Le dinamiche della trama si sviluppano in un crescendo sempre più intenso e pieno di adrenalina, come già notato nei volumi precedenti, ma stavolta in modo più fluido, mescolando bene azione e sentimento.
Finale forse un po’ affrettato, sia nel voler a tutti i costi concludere la storia d’amore nel modo classico tanto amato dagli americani, sia nell’arrivare a dichiarazioni d’amore quando ancora non c’è stato modo di maturare quel sentimento, senza essere prima passati per l’interessamento, per l’innamoramento. Avrei anche voluto che a Kane fosse dato il tempo per conoscere la nuova Ava, quella che aveva ritrovato se stessa dopo aver lottato per la sua personalità.
Ma l’aspetto che ho amato meno del romanzo è stata la sensazione che le scene piccanti fossero state aggiunge in un secondo momento, magari a fine stesura, come elementi che devono esserci “perché il pubblico li desidera”.
Risultano innaturali, avulse, così come le dichiarazioni d’amore estemporanee e affrettate.

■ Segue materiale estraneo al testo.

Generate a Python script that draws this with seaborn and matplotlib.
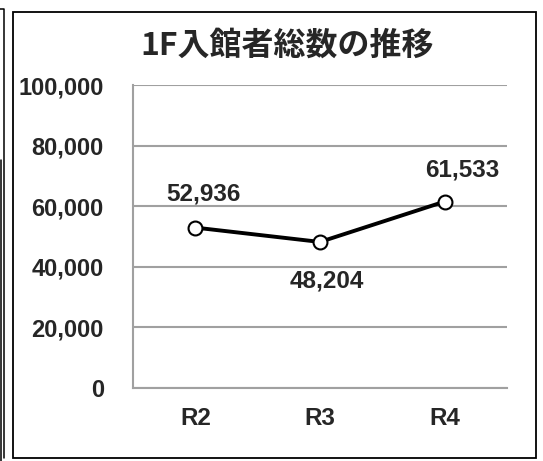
import matplotlib
matplotlib.use("Agg")
import matplotlib.pyplot as plt
from matplotlib.patches import Rectangle
from matplotlib.lines import Line2D
from matplotlib.ticker import FuncFormatter
import seaborn as sns

# data
years = ["R2", "R3", "R4"]
visitors = [52936, 48204, 61533]
y_ticks = [0, 20000, 40000, 60000, 80000, 100000]
title = "1F入館者総数の推移"

sns.set_style("white")
plt.rcParams["font.family"] = ["Liberation Sans", "Noto Sans CJK JP", "DejaVu Sans"]

W, H = 543, 461
fig = plt.figure(figsize=(W / 100, H / 100), dpi=100)
ax = fig.add_axes([133 / W, 1 - 388 / H, (507 - 133) / W, (388 - 85) / H])

sns.lineplot(x=years, y=visitors, ax=ax, color="black", lw=2.8,
             marker="o", markersize=10, markerfacecolor="white",
             markeredgecolor="black", markeredgewidth=1.5, zorder=3)

ax.set_xlim(-0.5, 2.5)
ax.set_ylim(0, 100000)
ax.set_yticks(y_ticks)
ax.yaxis.set_major_formatter(FuncFormatter(lambda v, p: f"{int(v):,}"))
ax.grid(axis="y", color="#a0a0a0", lw=1.5)
ax.grid(axis="x", visible=False)
for side in ["top", "right"]:
    ax.spines[side].set_visible(False)
for side in ["left", "bottom"]:
    ax.spines[side].set_color("#a0a0a0")
    ax.spines[side].set_linewidth(1.5)
ax.tick_params(axis="y", length=0, pad=21, labelsize=17)
ax.tick_params(axis="x", length=0, pad=14, labelsize=17.5)
for lbl in ax.get_xticklabels() + ax.get_yticklabels():
    lbl.set_fontweight("bold")
ax.set_xlabel("")
ax.set_ylabel("")

# data labels, nudged like the original
offsets = [(6, 24), (5, -28), (13, 23)]
for i, (v, off) in enumerate(zip(visitors, offsets)):
    ax.annotate(f"{v:,}", (i, v), xytext=off, textcoords="offset points",
                ha="center", va="center", fontsize=17.5, fontweight="bold")

fig.text(287 / W, 1 - 46 / H, title, ha="center", va="center",
         fontsize=23, fontweight="bold",
         family=["Noto Sans CJK JP", "DejaVu Sans"])

# chart frame and the edge of the neighbouring box
fig.patches.append(Rectangle((12.5 / W, 1 - 457.5 / H), (536 - 12.5) / W, (457.5 - 12.5) / H,
                             transform=fig.transFigure, fill=False,
                             edgecolor="black", lw=1.3))
fig.lines.append(Line2D([0, 4 / W, 4 / W], [1 - 9 / H, 1 - 9 / H, 1 - 458 / H],
                        transform=fig.transFigure, color="black", lw=1.1))
fig.lines.append(Line2D([1.2 / W, 1.2 / W], [1 - 160 / H, 0],
                        transform=fig.transFigure, color="black", lw=1.1))

fig.savefig("out.png", dpi=100)
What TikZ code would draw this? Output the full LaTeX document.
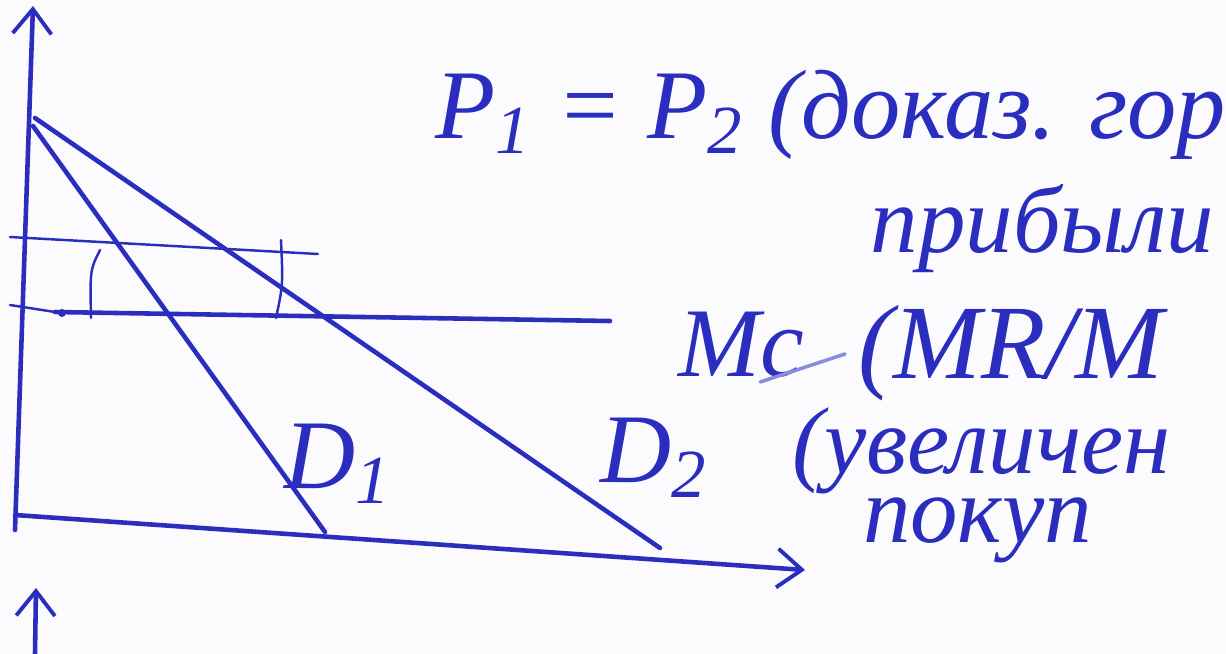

Sembrano inserite in modo irrispettoso, con eccessiva passione rispetto allo sviluppo naturale delle cose, su delle psicologie che non sono ancora pronte. Per di più sono scene descritte con linguaggi volgari, espliciti, incoerenti con le emozioni di poco prima.
Traduzione non impeccabile, ci sono alcuni refusi e alcune frasi che avrebbero potuto essere più scorrevoli, ma lo stile narrativo è crudo, diretto, il ritmo rapido ed efficace.
A differenza del secondo volume, i Valetti e le loro compagne compaiono in modo più defilato, quindi questo volume può essere tranquillamente letto stand-alone.
«Shh. Va tutto bene. È tutto a posto.»
«Sono ancora la tua Brava Ragazza?» chiedo.
Mi guarda con un’espressione afflitta. Sono ancora brava. Posso essere la sua Brava Ragazza. È successo solo una volta. Sono ancora brava. Posso comportarmi ancora bene. Ho bisogno che mi perdoni. Ho bisogno di essere la sua Brava Ragazza. Altrimenti non sono niente.